No mistake, we were acting out a then-comfortably stereotypical American childhood event in which we were safe, no matter how we might enjoy feeling otherwise. For our parents, children themselves of the Depression or the War Years, it was a chance to see their kids enact something that they might have only seen in magazines or heard about from other kids or imagined staring at costumes available in stores.

All this changed because of fears real and imagined, as well as the shrinking and then eradication of neighborhoods and what people thought of as safe. Now younger kids are driven to approved Halloween events at malls. The younger we are the more time we spend online and less among people we might otherwise come to know from playing and exploring together.
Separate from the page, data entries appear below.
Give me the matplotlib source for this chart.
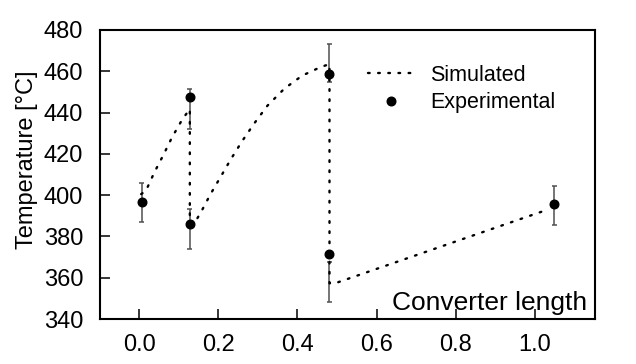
import matplotlib
matplotlib.use("Agg")
import matplotlib.pyplot as plt
import numpy as np

# --- Data ---
sim_x = [0.005, 0.017, 0.038, 0.061, 0.083, 0.109, 0.128, 0.128, 0.143, 0.156,
         0.180, 0.206, 0.232, 0.260, 0.291, 0.324, 0.367, 0.412, 0.457, 0.481,
         0.481, 0.495, 1.034]
sim_y = [400.5, 402.1, 410.9, 419.4, 428.0, 436.7, 441.7, 383.2, 387.5, 391.7,
         400.4, 408.9, 417.5, 426.1, 434.8, 443.3, 451.6, 457.9, 461.9, 463.5,
         357.3, 357.3, 393.1]

exp_x = [0.006, 0.128, 0.128, 0.481, 0.481, 1.049]
exp_y = [396.8, 447.5, 386.0, 458.8, 371.5, 395.8]
err_lo = [387.0, 432.2, 373.9, 454.7, 348.4, 385.6]
err_hi = [405.9, 451.3, 393.2, 473.4, 367.4, 404.6]

yticks = [340, 360, 380, 400, 420, 440, 460, 480]
xticks = [0.0, 0.2, 0.4, 0.6, 0.8, 1.0]
# -------------------------------------

plt.rcParams["font.family"] = ["Liberation Sans", "DejaVu Sans"]

fig = plt.figure(figsize=(6.36, 3.64), dpi=100)
ax = fig.add_axes([0.157, 0.1236, 0.7785, 0.794])

# error bars (some sit off-centre from their point, so drawn from their own range)
cap = 0.006
xs = np.array(exp_x)
ax.vlines(xs, err_lo, err_hi, color="#505050", linewidth=1.1, zorder=2)
ax.hlines(err_lo, xs - cap, xs + cap, color="#505050", linewidth=1.1, zorder=2)
ax.hlines(err_hi, xs - cap, xs + cap, color="#505050", linewidth=1.1, zorder=2)

ax.plot(sim_x, sim_y, color="black", linewidth=1.7, linestyle=(0, (0.7, 3.6)),
        dash_capstyle="round", label="Simulated", zorder=3)
ax.plot(exp_x, exp_y, linestyle="none", marker="o", markersize=6.2,
        color="black", label="Experimental", zorder=4)

ax.set_xlim(-0.0994, 1.152)
ax.set_ylim(340, 480)
ax.set_xticks(xticks)
ax.set_yticks(yticks)
ax.set_xticklabels([f"{v:.1f}" for v in xticks])
ax.tick_params(direction="in", length=7, width=1.1, labelsize=17, pad=11)
ax.tick_params(axis="y", pad=12)
for s in ax.spines.values():
    s.set_linewidth(1.5)

ax.set_ylabel("Temperature [°C]", fontsize=17)
ax.yaxis.set_label_coords(-0.125, 0.55)
ax.text(0.985, 0.015, "Converter length", transform=ax.transAxes,
        ha="right", va="bottom", fontsize=19)

ax.legend(loc="upper left", bbox_to_anchor=(0.541, 0.88), frameon=False,
          fontsize=15.5, borderpad=0, handlelength=2.2, handletextpad=0.7,
          labelspacing=0.3, borderaxespad=0)

fig.savefig("out.png", dpi=100)
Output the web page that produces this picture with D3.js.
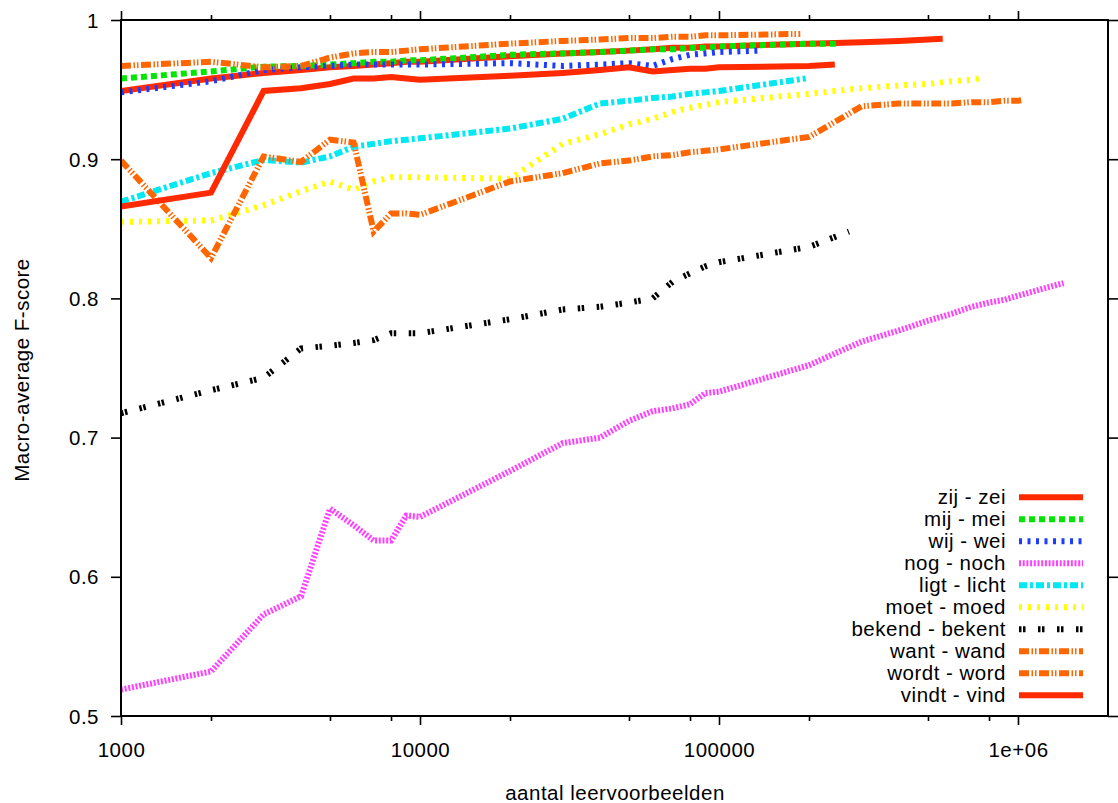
<!DOCTYPE html>
<html><head><meta charset="utf-8">
<script src="https://cdn.jsdelivr.net/npm/d3@7"></script>
<style>
body{margin:0;background:#fff}
svg text{font-family:"Liberation Sans",Arial,sans-serif;font-size:20.5px;letter-spacing:0.5px;fill:#000}
</style></head><body>
<svg id="chart" width="1118" height="803"></svg>
<script>
// ---- data ----
const sizeGrid = [1000,2000,3000,4000,5000,6000,7000,8000,9000,10000,
  20000,30000,40000,50000,60000,70000,80000,90000,
  100000,200000,300000,400000,500000,600000,700000,800000,900000,1000000];
const seriesNames = ["zij - zei","mij - mei","wij - wei","nog - noch","ligt - licht",
  "moet - moed","bekend - bekent","want - wand","wordt - word","vindt - vind"];
const lastSizes = [560000,250000,139000,1420000,195000,740000,272000,187000,1040000,244000];
const zijZei = [.949,.958,.962,.964,.966,.967,.968,.969,.970,.970,
  .974,.976,.977,.978,.979,.980,.980,.981, .981,.983,.984,.985,.986, .9865];
const mijMei = [.958,.963,.9665,.967,.968,.969,.970,.970,.971,.971,
  .975,.976,.977,.978,.979,.979,.980,.980, .981,.983, .983];
const wijWei = [.948,.956,.964,.966,.967,.968,.968,.968,.968,.968,
  .969,.967,.968,.969,.967,.972,.975,.976, .977, .978];
const nogNoch = [.519,.532,.573,.586,.649,.637,.626,.626,.644,.643,
  .676,.696,.700,.712,.719,.721,.724,.732, .733,.752,.769,.777,.784,.789,.794,.797,.799,.802, .811];
const ligtLicht = [.8695,.890,.8995,.8975,.902,.909,.911,.913,.914,.915,
  .922,.929,.940,.942,.944,.945,.947,.948, .949, .958];
const moetMoed = [.855,.856,.867,.877,.884,.878,.884,.887,.887,.887,
  .886,.911,.918,.925,.929,.934,.937,.939, .941,.947,.951,.953,.954,.956,.957, .958];
const bekendBekent = [.7175,.734,.743,.764,.766,.768,.770,.775,.775,.775,
  .785,.792,.794,.797,.800,.812,.818,.823, .826,.837, .848];
const wantWand = [.967,.970,.966,.967,.973,.976,.977,.977,.978,.979,
  .983,.985,.986,.987,.987,.988,.988,.989, .989, .990];
const wordtWord = [.899,.829,.902,.898,.914,.912,.848,.861,.861,.860,
  .884,.890,.897,.899,.902,.903,.905,.906, .907,.916,.938,.940,.940,.940,.941,.941,.942,.942, .9425];
const vindtVind = [.866,.876,.949,.951,.954,.958,.958,.959,.958,.957,
  .960,.962,.964,.966,.963,.964,.965,.965, .966,.967, .968];
const seriesValues = [zijZei,mijMei,wijWei,nogNoch,ligtLicht,moetMoed,bekendBekent,wantWand,wordtWord,vindtVind];

const xTickValues = [1000,10000,100000,1000000];
const xTickLabels = ["1000","10000","100000","1e+06"];
const xMinorTickValues = [2000,5000,8000,20000,50000,80000,200000,500000,800000];
const yTickValues = [0.5,0.6,0.7,0.8,0.9,1];
const yTickLabels = ["0.5","0.6","0.7","0.8","0.9","1"];
const xTitle = "aantal leervoorbeelden";
const yTitle = "Macro-average F-score";

// ---- styles ----
const seriesColors = ["#ff2a00","#00e600","#1e3cff","#ff40ff","#00e8f2","#ffff00","#000000","#ff6600","#ff6600","#ff2a00"];
const seriesDashes = [null,"6,4","3,5.5","2,1.7","8,3,3,3","3,6","2.5,1.5,2.5,12.5",
  "10,2.5,1.5,2,1.5,2.5","10,2.5,1.5,2,1.5,2.5",null];

// ---- drawing ----
const svg = d3.select("#chart");
const L = 121, R = 1108, T = 20, B = 716;
const x = d3.scaleLog().domain([1000, 2000000]).range([L, R]);
const y = d3.scaleLinear().domain([0.5, 1]).range([B, T]);

svg.append("clipPath").attr("id","clip").append("rect")
  .attr("x",L).attr("y",T).attr("width",R-L).attr("height",B-T);

const series = seriesValues.map((vals,i) => {
  const xs = sizeGrid.slice(0, vals.length-1).concat([lastSizes[i]]);
  return vals.map((v,j) => ({x: xs[j], y: v}));
});

const line = d3.line().x(d => x(d.x)).y(d => y(d.y));
const plot = svg.append("g").attr("clip-path","url(#clip)");
series.forEach((pts,i) => {
  plot.append("path").datum(pts)
    .attr("d", line)
    .attr("fill","none")
    .attr("stroke", seriesColors[i])
    .attr("stroke-width", 6)
    .attr("stroke-linejoin","miter")
    .attr("stroke-dasharray", seriesDashes[i]);
});

// axes
function styleAxis(g){
  g.select(".domain").remove();
  g.attr("font-size",null).attr("font-family",null);
  g.selectAll(".tick line").attr("stroke","#000").attr("stroke-width",1.6);
}
const gx = svg.append("g").attr("transform",`translate(0,${B})`)
  .call(d3.axisBottom(x).tickValues(xTickValues).tickSize(9).tickFormat((d,i)=>xTickLabels[i]));
styleAxis(gx);
gx.selectAll("text").attr("y",41).attr("dy",null);
svg.append("g").attr("transform",`translate(0,${B})`)
  .call(d3.axisBottom(x).tickValues(xMinorTickValues).tickSize(5).tickFormat(""))
  .call(styleAxis);
svg.append("g").attr("transform",`translate(0,${T})`)
  .call(d3.axisTop(x).tickValues(xTickValues).tickSize(9).tickFormat(""))
  .call(styleAxis);
svg.append("g").attr("transform",`translate(0,${T})`)
  .call(d3.axisTop(x).tickValues(xMinorTickValues).tickSize(5).tickFormat(""))
  .call(styleAxis);
const gy = svg.append("g").attr("transform",`translate(${L},0)`)
  .call(d3.axisLeft(y).tickValues(yTickValues).tickSize(10).tickFormat((d,i)=>yTickLabels[i]));
styleAxis(gy);
gy.selectAll("text").attr("x",-22).attr("dy","0.35em");
svg.append("g").attr("transform",`translate(${R},0)`)
  .call(d3.axisRight(y).tickValues(yTickValues).tickSize(10).tickFormat(""))
  .call(styleAxis);

// frame
svg.append("rect").attr("x",L).attr("y",T).attr("width",R-L).attr("height",B-T)
  .attr("fill","none").attr("stroke","#000").attr("stroke-width",2);

// titles
svg.append("text").attr("x",615).attr("y",800).attr("text-anchor","middle").text(xTitle);
svg.append("text").attr("transform","translate(28.5,370) rotate(-90)").attr("text-anchor","middle").text(yTitle);

// legend
const lg = svg.append("g");
seriesNames.forEach((name,i) => {
  const cy = 497.3 + 22*i;
  lg.append("text").attr("x",1006).attr("y",cy+7).attr("text-anchor","end").text(name);
  lg.append("line").attr("x1",1019).attr("x2",1083).attr("y1",cy).attr("y2",cy)
    .attr("stroke",seriesColors[i]).attr("stroke-width",6)
    .attr("stroke-dasharray",seriesDashes[i]);
});
</script>
</body></html>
Enter a feeling of having missed out on something. Maybe the delightful scare at being at someone's door and your parent absent or more than a short scamper away. Maybe the same parent's reminiscences about when he was young. Maybe even the uncertainty of what candy you might get from stores not sponsoring the mall event: unfamiliar wrapped sweetstuff or homemade candy apples (with or without razor blades) or anything other than that nasty candy corn filler. You're old enough now that your parents feel or you've told them you're too mature for costuming up.

But you're hanging out with friends and in between times or slugs of cheap beer one of them mentions the brother or sister going out in costume that night. And it wakens some urge in you, mixing with the crisp air and early darkness and driving you and the friend out to the street. Maybe you run home to slap some makeup on and rip some old clothes and become a couple zombies, but maybe you don't, you grab a pillowcase or a plastic bag and you say, "Let's get treats"-because you still think of them as treats-and you and the friends go out to explore the neighborhoods that are usually just background to wherever else you're going.

Maybe you're tipsy or a little buzzed because it's the only way you've got to make facing people you don't know, or will be surprised you do know, and asking them to reenact with you a ritual neither one is sure the other understands. Some of us leave the lights on and give them an extra handful because we remember what it is to be 17.

And ultimately, is this really any difference in force and effect from the spiritual impulse that leads people to approach other doors where unfamiliar neighbors might turn them away? And are they treated any differently, especially if they stink of booze or the street? Give them the damn candy.

1 comment:

  1. Good point. We only had about 16 kids total. They came in three groups. The first was about 8 white kids with two dads. The second was three Latino kids with a mom. The third was four African-American kids with a mom. None of them were from our neighborhood, that I knew of. One group came by car, parked outside our house and came up the yard to our door. I think they were here last year, too.

    I wonder where the neighborhood kids were.
    I wonder why only a couple houses in our little neighborhood had their lights on.
    I wonder where the big kids were.

    There is wonderment on days like Halloween. Excitement in the air, anticipation of treats, treasures and smiling kids. It's electric, especially when the weather is perfect and it falls on "fall back" night.

    And it does tell one of the stories of our spiritual willingness to welcome and invite. Do we leave the lights on?